The daughter of Western Canadian Wheat Growers President Fiona Jochum remarked: “Proposed policies such as this impact every farmer’s bottom line, and make me question whether there is a future for me as a farmer in Canada. Many of my peers will be questioning their farming future as well.”
Brendan O’Neill of Spiked-Online explains how the policies of Trudeau, the Dutch government, and others committed to fertilizer reduction would exacerbate food shortages. He concludes: “It is high time we reclaimed the moral highground from the eco-elites waging war on modern farming.”

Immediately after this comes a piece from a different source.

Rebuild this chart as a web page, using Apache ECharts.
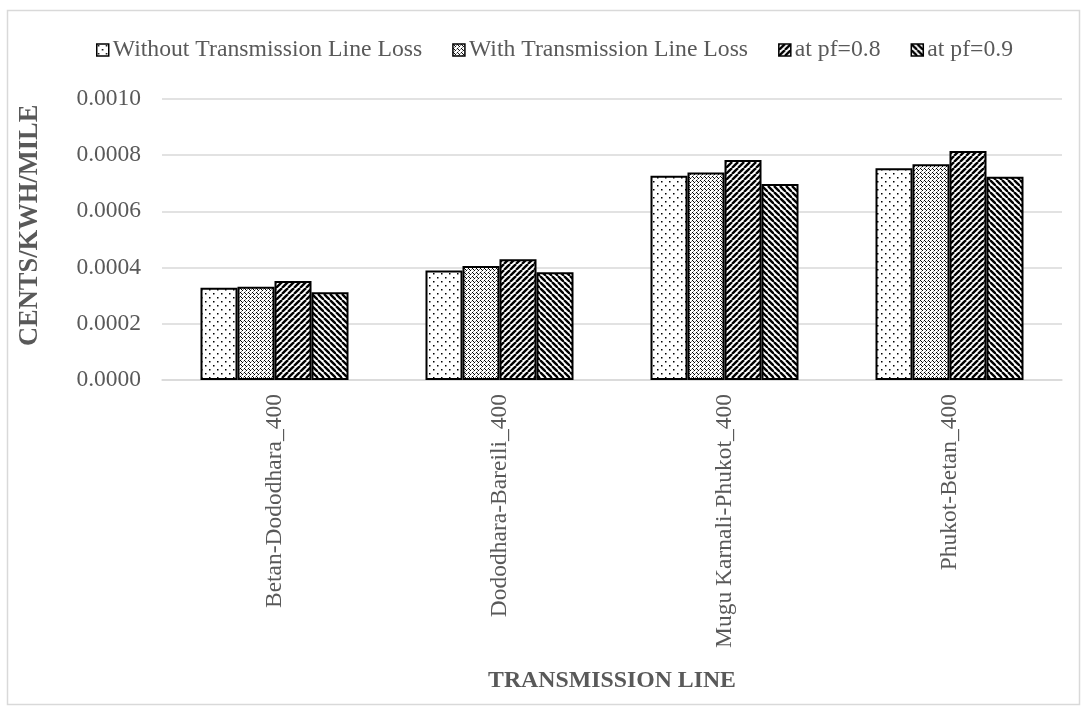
<!DOCTYPE html>
<html>
<head>
<meta charset="utf-8">
<script src="https://cdn.jsdelivr.net/npm/echarts@6/dist/echarts.min.js"></script>
<style>
html,body{margin:0;padding:0;background:#fff;}
#main{width:1087px;height:713px;}
</style>
</head>
<body>
<div id="main"></div>
<script>
// ---- data ----
var categories = ['Betan-Dododhara_400', 'Dododhara-Bareili_400', 'Mugu Karnali-Phukot_400', 'Phukot-Betan_400'];
var seriesNames = ['Without Transmission Line Loss', 'With Transmission Line Loss', 'at pf=0.8', 'at pf=0.9'];
var withoutLoss = [0.000328, 0.000389, 0.000726, 0.000753];
var withLoss = [0.000332, 0.000405, 0.000738, 0.000767];
var pf08 = [0.000352, 0.000429, 0.000782, 0.000814];
var pf09 = [0.000312, 0.000383, 0.000697, 0.000723];
var yTicks = [0, 0.0002, 0.0004, 0.0006, 0.0008, 0.0010];

// ---- patterns ----
function tile(size, draw) {
  var c = document.createElement('canvas');
  c.width = size; c.height = size;
  var g = c.getContext('2d');
  g.fillStyle = '#fff';
  g.fillRect(0, 0, size, size);
  g.fillStyle = '#000';
  g.strokeStyle = '#000';
  draw(g, size);
  return c;
}
var dotTile = tile(8, function (g) {
  g.fillRect(1, 1, 1.5, 1.5);
  g.fillRect(5, 5, 1.5, 1.5);
});
var gridTile = tile(4, function (g) {
  g.fillRect(0, 0, 1, 1);
  g.fillRect(2, 2, 1, 1);
  g.fillRect(1, 1, 1, 1);
  g.fillStyle = 'rgba(0,0,0,0.45)';
  g.fillRect(3, 1, 1, 1);
  g.fillRect(1, 3, 1, 1);
});
var upTile = tile(6, function (g, s) {
  g.lineWidth = 2.4;
  for (var x = -s; x <= s; x += s) {
    g.beginPath(); g.moveTo(x, s); g.lineTo(x + s, 0); g.stroke();
  }
});
var downTile = tile(6, function (g, s) {
  g.lineWidth = 2.4;
  for (var x = -s; x <= s; x += s) {
    g.beginPath(); g.moveTo(x, 0); g.lineTo(x + s, s); g.stroke();
  }
});
var patterns = [dotTile, gridTile, upTile, downTile];
var values = [withoutLoss, withLoss, pf08, pf09];

var FONT = '"Liberation Serif", "Times New Roman", serif';
var TXT = '#595959';

var chart = echarts.init(document.getElementById('main'), null, {renderer: 'canvas'});
var series = seriesNames.map(function (n, i) {
  return {
    name: n,
    type: 'bar',
    data: values[i],
    barWidth: 37,
    barGap: '0%',
    itemStyle: {
      color: {image: patterns[i], repeat: 'repeat'},
      borderColor: '#000',
      borderWidth: 2
    }
  };
});

chart.setOption({
  animation: false,
  backgroundColor: '#fff',
  textStyle: {fontFamily: FONT},
  graphic: [{
    type: 'rect',
    shape: {x: 7.5, y: 10.5, width: 1072, height: 694},
    style: {fill: 'none', stroke: '#d9d9d9', lineWidth: 1.5},
    silent: true,
    z: -10
  }],
  legend: {
    data: seriesNames,
    left: 91,
    top: 33,
    itemWidth: 12,
    itemHeight: 12,
    itemGap: 30,
    icon: 'rect',
    itemStyle: {borderColor: '#000', borderWidth: 1.5},
    textStyle: {fontFamily: FONT, fontSize: 23.7, color: TXT, padding: [0, 0, 0, -1]}
  },
  grid: {left: 162, right: 25, top: 98.75, bottom: 333, containLabel: false},
  xAxis: {
    type: 'category',
    data: categories,
    name: 'TRANSMISSION LINE',
    nameLocation: 'middle',
    nameGap: 289,
    nameTextStyle: {fontFamily: FONT, fontSize: 23.8, fontWeight: 'bold', color: TXT},
    axisLine: {show: true, lineStyle: {color: '#d9d9d9', width: 1.5}},
    axisTick: {show: false},
    axisLabel: {rotate: 90, margin: 14, fontFamily: FONT, fontSize: 23.5, color: TXT, interval: 0}
  },
  yAxis: {
    type: 'value',
    min: 0,
    max: 0.001,
    interval: 0.0002,
    name: 'CENTS/KWH/MILE',
    nameLocation: 'middle',
    nameGap: 118,
    nameTextStyle: {fontFamily: FONT, fontSize: 26.5, fontWeight: 'bold', color: TXT, padding: [0, 0, 0, 28]},
    axisLine: {show: false},
    axisTick: {show: false},
    splitLine: {lineStyle: {color: '#d9d9d9', width: 1.5}},
    axisLabel: {
      margin: 21,
      fontFamily: FONT, fontSize: 23.5, color: TXT,
      formatter: function (v) { return v.toFixed(4); }
    }
  },
  series: series
});
</script>
</body>
</html>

The United States’ private and public sectors have largely embraced Environmental and Social Governance (ESG) as a way of, among others things, meeting the United Nations' Sustainable Development Goals. While following ESG to the letter could conceivably lead to similar outcomes as Europe, resistance has occurred to this approach. The EPA’s attempts to impose ESG rules nationally were thwarted by a recent Supreme Court decision. Florida Governor Ron DeSantis has called for legislation to combat ESG influence. West Virginia’s State Treasurer Riley Moore announced on Thursday, July 28, 2022 that financial institutions boycotting energy production are ineligible for state banking contracts. If more states follow Governor DeSantis and State Treasurer Moore’s lead, it could mitigate the risk of the Dutch agricultural crisis.
George Santayana wrote in 1905: “Those who cannot remember the past are condemned to repeat it.” The Great Leap Forward was a completely avoidable tragedy that illustrated the vast shortcomings of politically-influenced agriculture. With the seemingly unstoppable pivot toward net-zero mandates while dismissing the input of farmers and agriculture producers, the mistakes of CCP misrule may ultimately be repeated.